A leading economist advising the government on fiscal policy is urging it to change accounting rules to stop one-off windfalls from land revenue being used to fund recurrent spending.
Professor Liu Pak-wai says the rule change would ease the pressure for budget handouts and help the public understand the long-term fiscal picture.
His call comes amid warnings that healthy government surpluses will give way to a structural deficit due to costs associated with the city's ageing population.
Liu, a member of a government-appointed working group on long-term fiscal planning, wants the government to split its main account in two.
There would be an operating account for recurrent spending and income and a capital account for one-off expenditure and income, with land revenue going to the latter. The public would be briefed on the balance of both accounts each year, instead of the overall picture.
Sources close to Financial Secretary John Tsang Chun-wah say the idea has won support among working group members.
Liu said separating revenue from land sales and land-lease variations, which fluctuate dramatically from year to year, would mean the government's accounts would better reflect the true state of the public finances.
"The basic principle is that we shouldn't use one-off revenue to pay for recurrent expenses. It's not going to be sustainable.
"The government should strive to balance the two accounts," said Liu, director of Chinese University's Institute of Global Economics and Finance.
"The merit [of the idea] is that it will reduce the fluctuation in budget surpluses. In effect, the government will face less pressure to commit to unnecessary handouts and be less conservative in helping those really in need." His comments came after Chief Executive Leung Chun-ying announced new recurrent spending of more than HK$10 billion per year in his policy address on Wednesday.
The extra spending, including a subsidy for working poor families, will take the rise in recurrent government spending since Leung took office in 2012 to about HK$20 billion per year, equivalent to 7 per cent of total recurrent expenditure for this year.
With Leung focusing his spending on poverty alleviation, Tsang is facing pressure to help the middle class when he reveals his budget next month. But under his proposal, Liu said, the government would have little room to spend more unless output also grew, raising tax revenue.
With land revenue and infrastructure spending taken out, the government's total surplus since 1997 would drop to HK$286 billion, from HK$343 billion. That would have left an average of HK$18 billion per year for extra recurrent expenditure.

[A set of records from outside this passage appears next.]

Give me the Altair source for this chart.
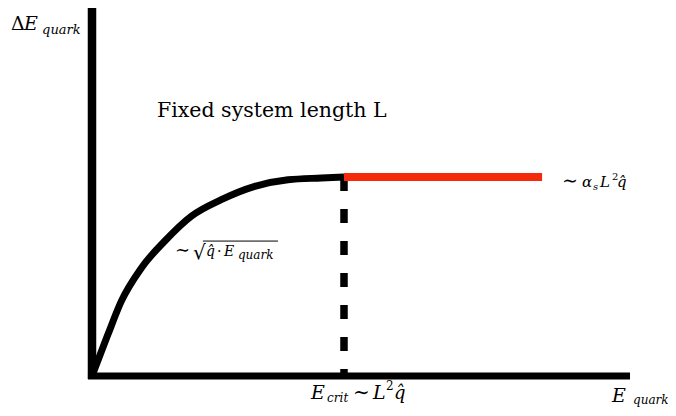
import altair as alt
import pandas as pd

# ---- data (E in units of E_crit, dE in units of the plateau) ----
curve_E = [0.0, 0.063, 0.116, 0.196, 0.288, 0.394, 0.513, 0.646, 0.778, 0.910, 1.0]
curve_dE = [0.0, 0.208, 0.375, 0.543, 0.677, 0.803, 0.886, 0.953, 0.986, 0.995, 1.0]

E_crit = 1.0
plateau = 1.0
E_end = 1.786
axis_x_start = -0.016
axis_x_end = 2.135
axis_y_start = -0.015
axis_y_end = 1.88

# annotation pieces: text, E, dE, size, style
lab_text = ["Δ", "E", "quark",
            "Fixed system length L",
            "∼", "α", "s", "L", "2", "q̂",
            "∼", "√", "q̂", "·", "E", "quark",
            "E", "crit", "∼", "L", "2", "q̂",
            "E", "quark"]
lab_E = [-0.321, -0.270, -0.198,
         0.258,
         1.865, 1.944, 1.988, 2.016, 2.063, 2.083,
         0.329, 0.401, 0.452, 0.496, 0.524, 0.579,
         0.869, 0.933, 1.036, 1.115, 1.167, 1.198,
         2.063, 2.147]
lab_dE = [1.739, 1.739, 1.719,
          1.302,
          0.950, 0.950, 0.935, 0.950, 0.985, 0.950,
          0.603, 0.588, 0.603, 0.603, 0.603, 0.588,
          -0.116, -0.131, -0.116, -0.116, -0.070, -0.116,
          -0.131, -0.141]
lab_size = [19, 19, 13,
            20.5,
            19, 15, 10, 15, 10, 15,
            18, 20, 14, 14, 14, 12,
            19, 12, 20, 19, 12, 18,
            19, 12]
lab_style = ["normal", "italic", "italic",
             "normal",
             "normal", "italic", "italic", "italic", "normal", "italic",
             "normal", "normal", "italic", "normal", "italic", "italic",
             "italic", "italic", "normal", "italic", "normal", "italic",
             "italic", "italic"]

FONT = "DejaVu Serif"

xs = alt.Scale(domain=[-0.3333, 2.2857], nice=False, zero=False)
ys = alt.Scale(domain=[-0.1608, 1.8492], nice=False, zero=False)

curve_df = pd.DataFrame({"E": curve_E, "dE": curve_dE, "o": range(len(curve_E))})
xaxis_df = pd.DataFrame({"x": [axis_x_start], "x2": [axis_x_end], "y": [0.0]})
yaxis_df = pd.DataFrame({"x": [0.0], "y": [axis_y_start], "y2": [axis_y_end]})
dash_df = pd.DataFrame({"x": [E_crit], "y": [plateau], "y2": [0.0]})
red_df = pd.DataFrame({"x": [E_crit], "x2": [E_end], "y": [plateau]})
bar_df = pd.DataFrame({"x": [0.440], "x2": [0.738], "y": [0.678]})
lab_df = pd.DataFrame({"t": lab_text, "x": lab_E, "y": lab_dE,
                       "s": lab_size, "st": lab_style})

xaxis = alt.Chart(xaxis_df).mark_rule(color="black", strokeWidth=7).encode(
    x=alt.X("x:Q", scale=xs, axis=None), x2="x2:Q",
    y=alt.Y("y:Q", scale=ys, axis=None))

yaxis = alt.Chart(yaxis_df).mark_rule(color="black", strokeWidth=8.5).encode(
    x=alt.X("x:Q", scale=xs, axis=None),
    y=alt.Y("y:Q", scale=ys, axis=None), y2="y2:Q")

curve = alt.Chart(curve_df).mark_line(color="black", strokeWidth=7, interpolate="monotone",
                                       strokeJoin="round").encode(
    x=alt.X("E:Q", scale=xs, axis=None),
    y=alt.Y("dE:Q", scale=ys, axis=None),
    order="o:Q")

dash = alt.Chart(dash_df).mark_rule(color="black", strokeWidth=7.5, strokeDash=[14, 18]).encode(
    x=alt.X("x:Q", scale=xs, axis=None),
    y=alt.Y("y:Q", scale=ys, axis=None), y2="y2:Q")

red = alt.Chart(red_df).mark_rule(color="#f52a0a", strokeWidth=8).encode(
    x=alt.X("x:Q", scale=xs, axis=None), x2="x2:Q",
    y=alt.Y("y:Q", scale=ys, axis=None))

bar = alt.Chart(bar_df).mark_rule(color="black", strokeWidth=1).encode(
    x=alt.X("x:Q", scale=xs, axis=None), x2="x2:Q",
    y=alt.Y("y:Q", scale=ys, axis=None))

def text_layer(style):
    return alt.Chart(lab_df).transform_filter(
        alt.datum.st == style
    ).mark_text(align="left", baseline="alphabetic", font=FONT, fontStyle=style,
                color="black").encode(
        x=alt.X("x:Q", scale=xs, axis=None),
        y=alt.Y("y:Q", scale=ys, axis=None),
        text="t:N",
        size=alt.Size("s:Q", scale=None, legend=None))

chart = alt.layer(xaxis, yaxis, curve, dash, red, bar,
                  text_layer("normal"), text_layer("italic")).properties(
    width=660, height=400, padding=0, background="white",
    autosize=alt.AutoSizeParams(type="none")
).configure_view(stroke=None)

chart.save("out.html", embed_options={"renderer": "svg", "actions": False})
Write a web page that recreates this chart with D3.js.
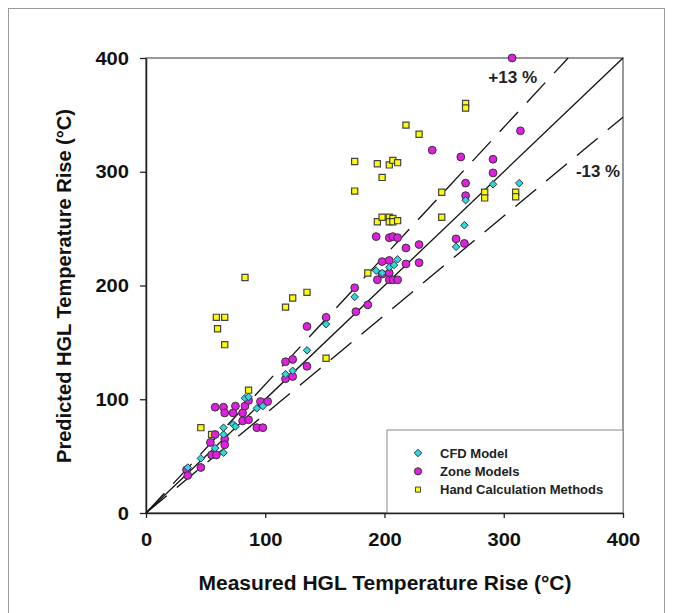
<!DOCTYPE html>
<html>
<head>
<meta charset="utf-8">
<script src="https://cdn.jsdelivr.net/npm/d3@7"></script>
<style>
  body { margin: 0; background: #fff; }
  text { font-family: Arial, "Liberation Sans", sans-serif; }
</style>
</head>
<body>
<div id="chart"></div>
<script>
// measured vs predicted HGL temperature rise (°C)
const cfdModel = [
  [35,40],[46,48],[58,57],[65,53],[65,69],[65,75],[73,78],[75,76],[83,101],[86,102],
  [93,92],[98,94],[117,122],[123,125],[135,143],[151,166],[175,190],[193,213],[198,211],
  [204,216],[208,218],[211,223],[260,234],[267,253],[268,275],[291,289],[313,290]
];
const zoneModels = [
  [34,38],[35,33],[46,40],[55,51],[59,51],[54,62],[66,65],[66,60],[58,69],[58,93],
  [65,93],[66,88],[73,88],[75,94],[81,88],[83,94],[81,81],[86,82],[86,99],[96,98],
  [102,98],[93,75],[98,75],[117,133],[123,135],[117,118],[123,120],[135,164],[135,129],
  [151,172],[175,198],[176,177],[186,183],[193,243],[204,242],[207,243],[211,242],
  [218,233],[229,236],[260,241],[267,237],[198,221],[204,222],[218,219],[229,220],
  [198,210],[204,211],[194,205],[204,205],[207,205],[211,205],[240,319],[264,313],
  [291,311],[291,299],[268,290],[268,279],[307,400],[314,336]
];
const handCalc = [
  [46,75],[55,69],[59,172],[66,172],[60,162],[66,148],[83,207],[86,108],[117,181],
  [123,189],[135,194],[151,136],[175,309],[175,283],[194,307],[198,295],[194,256],
  [198,260],[204,306],[207,310],[211,308],[204,260],[204,256],[207,259],[207,256],
  [211,257],[186,211],[218,341],[229,333],[248,282],[248,260],[268,360],[268,356],
  [284,282],[284,277],[310,282],[310,278]
];
const ticks = [0, 100, 200, 300, 400];
const legendNames = ["CFD Model", "Zone Models", "Hand Calculation Methods"];
const bandFactors = [1, 1.13, 0.87];

const margin = {top: 58, right: 50, bottom: 100, left: 146},
    width = 673 - margin.left - margin.right,
    height = 613 - margin.top - margin.bottom;

const root = d3.select("#chart")
  .append("svg")
    .attr("width", 673)
    .attr("height", 613);

// outer frame of the figure
root.append("rect")
  .attr("x", 8.5).attr("y", 8.5)
  .attr("width", 656).attr("height", 620)
  .attr("fill", "none")
  .attr("stroke", "#999")
  .attr("stroke-width", 1);

const svg = root.append("g")
    .attr("transform", `translate(${margin.left},${margin.top})`);

const x = d3.scaleLinear().domain([0, 400]).range([0, width]);
const y = d3.scaleLinear().domain([0, 400]).range([height, 0]);

// box around the plot
svg.append("rect")
  .attr("width", width).attr("height", height)
  .attr("fill", "none")
  .attr("stroke", "#555")
  .attr("stroke-width", 1.2);

// legend box (drawn under the points)
const legend = svg.append("g")
  .attr("transform", `translate(${x(400) - 236},${y(0) - 83})`);
legend.append("rect")
  .attr("width", 236).attr("height", 83)
  .attr("fill", "#fff")
  .attr("stroke", "#888")
  .attr("stroke-width", 1);

// reference lines: y = x, +13 %, -13 %
const line = d3.line().x(d => x(d[0])).y(d => y(d[1]));
bandFactors.forEach(f => {
  const xEnd = Math.min(400, 400 / f);
  svg.append("path")
    .attr("d", line([[0, 0], [xEnd, xEnd * f]]))
    .attr("fill", "none")
    .attr("stroke", "#111")
    .attr("stroke-width", 1.3)
    .attr("stroke-dasharray", f === 1 ? null : "27,13");
});

svg.append("text")
  .attr("x", x(287)).attr("y", y(378))
  .attr("font-size", "17px").attr("font-weight", "bold").attr("fill", "#222")
  .attr("textLength", 49).attr("lengthAdjust", "spacingAndGlyphs")
  .text("+13 %");
svg.append("text")
  .attr("x", x(400) - 3).attr("y", y(295))
  .attr("text-anchor", "end")
  .attr("font-size", "17px").attr("font-weight", "bold").attr("fill", "#222")
  .attr("textLength", 44).attr("lengthAdjust", "spacingAndGlyphs")
  .text("-13 %");

// axes
const xAxis = svg.append("g")
  .attr("transform", `translate(0,${height})`)
  .call(d3.axisBottom(x).tickValues(ticks).tickSize(5).tickSizeOuter(0).tickPadding(15));
const yAxis = svg.append("g")
  .call(d3.axisLeft(y).tickValues(ticks).tickSize(6).tickSizeOuter(0).tickPadding(11));
[xAxis, yAxis].forEach(a => {
  a.select(".domain").attr("stroke", "#222").attr("stroke-width", 1.5);
  a.selectAll(".tick line").attr("stroke", "#222").attr("stroke-width", 1.3);
  a.selectAll(".tick text")
    .attr("font-size", "19px")
    .attr("font-weight", "bold")
    .attr("font-family", "Arial, 'Liberation Sans', sans-serif")
    .attr("fill", "#111")
    .attr("textLength", d => String(d).length * 11.2)
    .attr("lengthAdjust", "spacingAndGlyphs");
});

// axis titles
root.append("text")
  .attr("x", 385).attr("y", 590)
  .attr("text-anchor", "middle")
  .attr("font-size", "20px").attr("font-weight", "bold").attr("fill", "#111")
  .attr("textLength", 373).attr("lengthAdjust", "spacingAndGlyphs")
  .text("Measured HGL Temperature Rise (°C)");
root.append("text")
  .attr("transform", "translate(71,286) rotate(-90)")
  .attr("text-anchor", "middle")
  .attr("font-size", "20px").attr("font-weight", "bold").attr("fill", "#111")
  .attr("textLength", 354).attr("lengthAdjust", "spacingAndGlyphs")
  .text("Predicted HGL Temperature Rise (°C)");

// markers
const diamond = d3.symbol().type(d3.symbolDiamond2).size(36);
const square = d3.symbol().type(d3.symbolSquare).size(38);

svg.append("g")
  .selectAll("path")
  .data(handCalc)
  .join("path")
    .attr("transform", d => `translate(${x(d[0])},${y(d[1])})`)
    .attr("d", square)
    .attr("fill", "#ffff00")
    .attr("stroke", "#444")
    .attr("stroke-width", 1.2);

svg.append("g")
  .selectAll("circle")
  .data(zoneModels)
  .join("circle")
    .attr("cx", d => x(d[0]))
    .attr("cy", d => y(d[1]))
    .attr("r", 3.9)
    .attr("fill", "#e020e0")
    .attr("stroke", "#333")
    .attr("stroke-width", 1);

svg.append("g")
  .selectAll("path")
  .data(cfdModel)
  .join("path")
    .attr("transform", d => `translate(${x(d[0])},${y(d[1])})`)
    .attr("d", diamond)
    .attr("fill", "#30d8d8")
    .attr("stroke", "#335")
    .attr("stroke-width", 1);

// legend entries
const legendRows = legend.selectAll("g.row")
  .data(legendNames)
  .join("g")
    .attr("class", "row")
    .attr("transform", (d, i) => `translate(31,${23 + i * 18.3})`);
legendRows.each(function(d, i) {
  const g = d3.select(this);
  if (i === 0) {
    g.append("path").attr("d", diamond).attr("fill", "#30d8d8").attr("stroke", "#335");
  } else if (i === 1) {
    g.append("circle").attr("r", 3.6).attr("fill", "#e020e0").attr("stroke", "#333");
  } else {
    g.append("path").attr("d", d3.symbol().type(d3.symbolSquare).size(26))
      .attr("fill", "#ffff00").attr("stroke", "#444");
  }
  g.append("text")
    .attr("x", 22).attr("y", 4.5)
    .attr("font-size", "13px").attr("font-weight", "bold").attr("fill", "#222")
    .text(d);
});
</script>
</body>
</html>
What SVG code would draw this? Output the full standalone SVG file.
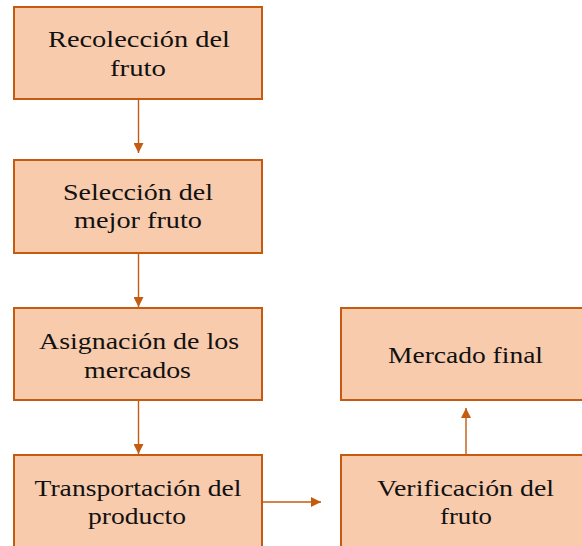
<svg xmlns="http://www.w3.org/2000/svg" width="582" height="546" viewBox="0 0 582 546">
<style>
.box{fill:#F8CBAD;stroke:#C55A11;stroke-width:2}
.t{font-family:"Liberation Serif","Times New Roman",serif;font-size:23px;fill:#111;text-anchor:middle}
.c{stroke:#C55A11;stroke-width:1.4;fill:none}
</style>
<defs>
<marker id="ah" viewBox="0 0 10 10" refX="10" refY="5" markerWidth="10" markerHeight="10" markerUnits="userSpaceOnUse" orient="auto">
<path d="M0,0 L10,5 L0,10 Z" fill="#C55A11"/>
</marker>
</defs>
<rect width="582" height="546" fill="#fff"/>
<g id="n1">
<rect class="box" x="14" y="7" width="248" height="92"/>
<text class="t" x="139" y="47" textLength="182" lengthAdjust="spacingAndGlyphs">Recolección del</text>
<text class="t" x="138" y="76" textLength="56" lengthAdjust="spacingAndGlyphs">fruto</text>
</g>
<g id="n2">
<rect class="box" x="14" y="160" width="248" height="93"/>
<text class="t" x="138" y="200" textLength="150" lengthAdjust="spacingAndGlyphs">Selección del</text>
<text class="t" x="138" y="228" textLength="128" lengthAdjust="spacingAndGlyphs">mejor fruto</text>
</g>
<g id="n3">
<rect class="box" x="14" y="308" width="248" height="92"/>
<text class="t" x="139" y="349" textLength="200" lengthAdjust="spacingAndGlyphs">Asignación de los</text>
<text class="t" x="137.5" y="378" textLength="107" lengthAdjust="spacingAndGlyphs">mercados</text>
</g>
<g id="n4">
<rect class="box" x="14" y="455" width="248" height="100"/>
<text class="t" x="138" y="496" textLength="207" lengthAdjust="spacingAndGlyphs">Transportación del</text>
<text class="t" x="137" y="524" textLength="98" lengthAdjust="spacingAndGlyphs">producto</text>
</g>
<g id="n5">
<rect class="box" x="341" y="308" width="250" height="92"/>
<text class="t" x="465.5" y="363" textLength="155" lengthAdjust="spacingAndGlyphs">Mercado final</text>
</g>
<g id="n6">
<rect class="box" x="341" y="455" width="250" height="100"/>
<text class="t" x="465.5" y="496" textLength="177" lengthAdjust="spacingAndGlyphs">Verificación del</text>
<text class="t" x="466" y="524" textLength="52" lengthAdjust="spacingAndGlyphs">fruto</text>
</g>
<g id="connectors">
<line class="c" x1="138.5" y1="99" x2="138.5" y2="153" marker-end="url(#ah)"/>
<line class="c" x1="138.5" y1="253" x2="138.5" y2="307" marker-end="url(#ah)"/>
<line class="c" x1="138.5" y1="400" x2="138.5" y2="454" marker-end="url(#ah)"/>
<line class="c" x1="262" y1="502" x2="321" y2="502" marker-end="url(#ah)"/>
<line class="c" x1="466" y1="455" x2="466" y2="408" marker-end="url(#ah)"/>
</g>
</svg>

With the public better informed, Liu argues, political pressure to offer "unnecessary" handouts will be weaker.
Land revenue, which will make up about 15 per cent of government revenue for this fiscal year, goes into the Capital Works Reserve Fund. The fund is meant to be for non-housing infrastructure and land acquisition, but the government can dip into it to fund recurring expenses.
Money left unused is added to the budget surplus.
Land revenue has helped the government earn large surpluses and build its reserves in recent years, despite predictions by Tsang that the budget would slip into deficit. But land revenue varies. The biggest total recorded since the handover - HK$84.6 billion in 2011/12 - is 15 times the total of HK$5.4 billion recorded in the worst year, 2003/04.
While the government's recurrent income - from sources such as salaries and property tax - has consistently been higher than recurrent spending, it has sometimes had to dip into the fiscal reserve to make up a shortfall. The overall surplus for the fiscal year ending in March is expected to be about HK$32 billion under the proposed rules, down from HK$64.8 billion under the old rules.
Commenting on the long-term projections of the working group, Liu said one way to avoid a future deficit was to freeze the services offered. "It means there will be no 15-year free education, no new drugs and the government will maintain only the same standard of elderly services. Can we accept that?"
A spokesman for Tsang said last night that the finance chief would consider the working group's proposals.
Government expenditure has risen by 5.2 per cent per year on average since 1997, almost double the 2.8 per cent annual growth in revenue. The Post reported last week that Tsang will warn that the city could use up its fiscal reserves in 20 years if nothing is done to reduce the impact of the ageing population.
One of those who accused the government of scare tactics said he agreed with the need to find a better way to calculate the budget surplus.
Dr Brian Fong Chi-hang, vice-chairman of the SynergyNet think tank, suggested setting up a fiscal stabilisation fund comprising revenues that tend to fluctuate, such as land premiums, stamp duty and investment income. The fund's performance over about seven years could then be used as a reference to set the level of recurrent expenses.